Que vient alors faire Henri Guaino, tout droit parachuté des Yvelines, dans cette embrouille ? Un baroud d'honneur décidé à la dernière minute. Mis au ban de LR pour sa violente fronde anti-Fillon au lendemain de la primaire, l'ex-plume avait perdu son investiture. Il dit avoir atterri là pour mener face à la candidate Les Républicains «un combat idéologique emblématique» : «Je ne reproche à personne de vouloir servir d'appoint à la majorité, mais il faut que ce soit clair, on doit trancher entre plusieurs lignes. Les partis sont devenus des cartels minés par ces contradictions.» S'il s'est entretenu avec Jean-Pierre Lecoq sur ses intentions voilà trois semaines, l'un et l'autre ne sont pas parvenus à s'accorder. «Je doute qu'il s'entende déjà avec lui-même, ce garçon», tacle le maire du VIe.

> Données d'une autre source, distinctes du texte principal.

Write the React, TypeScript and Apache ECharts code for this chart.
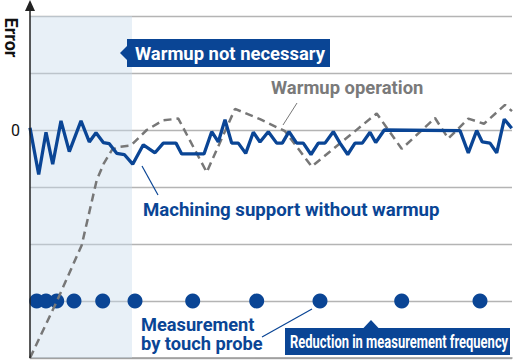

Malgré son retard de notoriété et son inexpérience, le candidat En marche espère tirer profit de cette foire d'empoigne. Sur le marché de la rue Cler, à deux pas des Invalides, Gilles Le Gendre, 59 ans, insiste sur sa bannière de «seul candidat pour la majorité présidentielle» et raconte que Macron lui «a demandé de le représenter sur la circonscription», histoire de «lever les ambiguïtés». «Le vent Macron va pousser nos voiles», s'emballe cet ancien journaliste aujourd'hui à la tête d'une boîte de conseils aux entreprises, qui a adhéré à En marche en mai 2016 avant de prendre les manettes de la présidentielle dans les Ve et VIe arrondissements. S'il dit refuser de se focaliser sur sa principale rivale LR, le candidat, qui a pris pour suppléante une ex-conseillère municipale de Dati, n'oublie pas de moquer sa «macronisation» express «quand elle a senti le sol se dérober sous ses pieds». Un passant prend la défense de NKM : «Nathalie est à moitié Macron aussi, et elle a beaucoup de gens contre elle.» «Je vous avoue, je suis un peu perdu dans tout ça !» tente Le Gendre. Lui jure qu'il serait un soldat parlementaire discipliné : «Si je m'engage clairement pour Macron, ce n'est pas pour faire le mariole une fois élu.»